Yun-Nung (Vivian) Chen is currently an assistant professor at the Department of Computer Science & Information Engineering, National Taiwan University. She earned her Ph.D. degree from Carnegie Mellon University, where her research interests focus on spoken dialogue system, language understanding, natural language processing, and multi-modal speech application. She received Google Faculty Award 2016, two Student Best Paper Awards from IEEE SLT 2010 and IEEE ASRU 2013, a Student Best Paper Nominee from Interspeech 2012, and the Distinguished Master Thesis Award from ACLCLP. Prior to joining National Taiwan University, she worked in the Deep Learning Technology Center at Microsoft Research Redmond.
Asli Celikyilmaz is currently Senior Researcher at the Deep Learning Research Team at Microsoft Research. She received her Ph.D. at University of Toronto in Canada on uncertainty modeling in evolutionary functions. She continued her post-doctorate research on natural language processing at UC Berkeley and received best paper award at Semantic Computing Conference in 2009. Later she joined Microsoft Research and was among the first researchers who have built the first AI system behind Cortana Conversational Understanding. Her current research focuses on understanding deep neural network models for language understanding, long-text generation, grounded summarization and language understanding in conversational systems. She has been serving as area chair, co-organizer of numerous NLP and ML conferences, such as ACL, NAACL, TACL, AAAI, NIPS, ICML, Interspeech, and IEEE Spoken Language Technologies (SLT).
Dilek Hakkani-Tur is a research scientist at Amazon. Prior to joining Amazon, she was a researcher at Google Research (2016-2018), Microsoft Research (2010-2016), International Computer Science Institute (ICSI, 2006-2010) and AT&T Labs-Research (2001-2005).
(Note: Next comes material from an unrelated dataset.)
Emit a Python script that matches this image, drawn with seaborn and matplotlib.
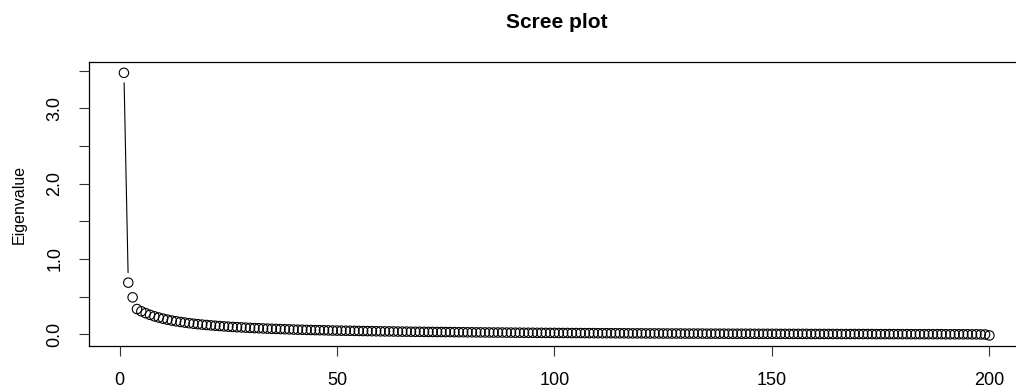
import numpy as np
import pandas as pd
import matplotlib
matplotlib.use("Agg")
import matplotlib.pyplot as plt
import seaborn as sns

# eigenvalues, component 1..200
eigen_1_50 = [
    3.470, 0.685, 0.490, 0.335, 0.305, 0.280, 0.258, 0.238, 0.222, 0.207,
    0.194, 0.182, 0.172, 0.163, 0.155, 0.147, 0.140, 0.134, 0.128, 0.123,
    0.118, 0.113, 0.109, 0.105, 0.101, 0.097, 0.094, 0.091, 0.088, 0.085,
    0.082, 0.080, 0.077, 0.075, 0.073, 0.071, 0.069, 0.067, 0.065, 0.063,
    0.061, 0.060, 0.058, 0.057, 0.055, 0.054, 0.053, 0.051, 0.050, 0.049,
]
eigen_51_100 = [
    0.048, 0.047, 0.046, 0.045, 0.044, 0.043, 0.042, 0.041, 0.040, 0.039,
    0.038, 0.038, 0.037, 0.036, 0.035, 0.035, 0.034, 0.033, 0.033, 0.032,
    0.031, 0.031, 0.030, 0.030, 0.029, 0.029, 0.028, 0.027, 0.027, 0.026,
    0.026, 0.025, 0.025, 0.024, 0.024, 0.023, 0.023, 0.023, 0.022, 0.022,
    0.021, 0.021, 0.020, 0.020, 0.020, 0.019, 0.019, 0.018, 0.018, 0.018,
]
eigen_101_150 = [
    0.017, 0.017, 0.017, 0.016, 0.016, 0.016, 0.015, 0.015, 0.015, 0.014,
    0.014, 0.014, 0.014, 0.013, 0.013, 0.013, 0.012, 0.012, 0.012, 0.012,
    0.011, 0.011, 0.011, 0.011, 0.010, 0.010, 0.010, 0.010, 0.010, 0.009,
    0.009, 0.009, 0.009, 0.009, 0.008, 0.008, 0.008, 0.008, 0.008, 0.007,
    0.007, 0.007, 0.007, 0.007, 0.007, 0.006, 0.006, 0.006, 0.006, 0.006,
]
eigen_151_200 = [
    0.006, 0.005, 0.005, 0.005, 0.005, 0.005, 0.005, 0.005, 0.004, 0.004,
    0.004, 0.004, 0.004, 0.004, 0.004, 0.003, 0.003, 0.003, 0.003, 0.003,
    0.003, 0.003, 0.003, 0.002, 0.002, 0.002, 0.002, 0.002, 0.002, 0.002,
    0.002, 0.001, 0.001, 0.001, 0.001, 0.001, 0.001, 0.001, 0.001, 0.000,
    0.000, 0.000, 0.000, 0.000, 0.000, -0.001, -0.001, -0.002, -0.003, -0.016,
]
eigen = eigen_1_50 + eigen_51_100 + eigen_101_150 + eigen_151_200
x_ticks = [0, 50, 100, 150, 200]
y_ticks = [0.0, 0.5, 1.0, 1.5, 2.0, 2.5, 3.0, 3.5]
y_labels = ["0.0", "", "1.0", "", "2.0", "", "3.0", ""]

df = pd.DataFrame({"Component": np.arange(1, len(eigen) + 1), "Eigenvalue": eigen})

sns.set_style("ticks")
plt.rcParams["font.family"] = ["Liberation Sans", "DejaVu Sans"]
plt.rcParams["text.color"] = "black"
plt.rcParams["axes.labelcolor"] = "black"
plt.rcParams["xtick.color"] = "black"
plt.rcParams["ytick.color"] = "black"

fig = plt.figure(figsize=(10.16, 3.87), dpi=100)
ax = fig.add_axes([0.0879, 0.106, 0.920, 0.733])

# R style limits (4% padding)
xr = df["Component"].max() - df["Component"].min()
yr = df["Eigenvalue"].max() - df["Eigenvalue"].min()
ax.set_xlim(df["Component"].min() - 0.04 * xr, df["Component"].max() + 0.04 * xr)
ax.set_ylim(df["Eigenvalue"].min() - 0.04 * yr, df["Eigenvalue"].max() + 0.04 * yr)

sns.scatterplot(data=df, x="Component", y="Eigenvalue", ax=ax, s=46,
                facecolor="none", edgecolor="black", linewidth=0.8, zorder=3)

# type="b": segments with gaps around the points
pts = ax.transData.transform(df[["Component", "Eigenvalue"]].to_numpy())
gap = 10
inv = ax.transData.inverted()
for a, b in zip(pts[:-1], pts[1:]):
    d = b - a
    L = np.hypot(*d)
    if L > 2 * gap:
        u = d / L
        seg = inv.transform(np.array([a + u * gap, b - u * gap]))
        ax.plot(seg[:, 0], seg[:, 1], color="black", lw=0.8)

ax.set_xticks(x_ticks)
ax.set_yticks(y_ticks)
ax.set_yticklabels(y_labels, rotation=90, va="center")
ax.tick_params(axis="both", length=7.5, width=0.8, labelsize=13,
               color="#333333", labelcolor="black")
ax.tick_params(axis="x", pad=11)
ax.tick_params(axis="y", pad=11)
for s in ax.spines.values():
    s.set_linewidth(0.9)
    s.set_color("black")
ax.set_xlabel("")
ax.set_ylabel("Eigenvalue", fontsize=11.5, labelpad=14, color="black")
ax.set_title("Scree plot", fontsize=15, fontweight="bold", pad=25, color="black")

fig.savefig("out.png", dpi=100)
She received her BSc degree from Middle East Technical Univ, in 1994, and MSc and PhD degrees from Bilkent Univ., Department of Computer Engineering, in 1996 and 2000, respectively. Her research interests include natural language and speech processing, spoken dialogue systems, and machine learning for language processing. She has over 50 patents that were granted and co-authored more than 200 papers in natural language and speech processing. She is the recipient of three best paper awards for her work on active learning for dialogue systems, from IEEE Signal Processing Society, ISCA and EURASIP. She was an associate editor of IEEE Transactions on Audio, Speech and Language Processing (2005-2008), member of the IEEE Speech and Language Technical Committee (2009-2014), area editor for speech and language processing for Elsevier’s Digital Signal Processing Journal and IEEE Signal Processing Letters (2011-2013), and currently serves on ISCA Advisory Council (2015-2018). She is a fellow of IEEE and ISCA.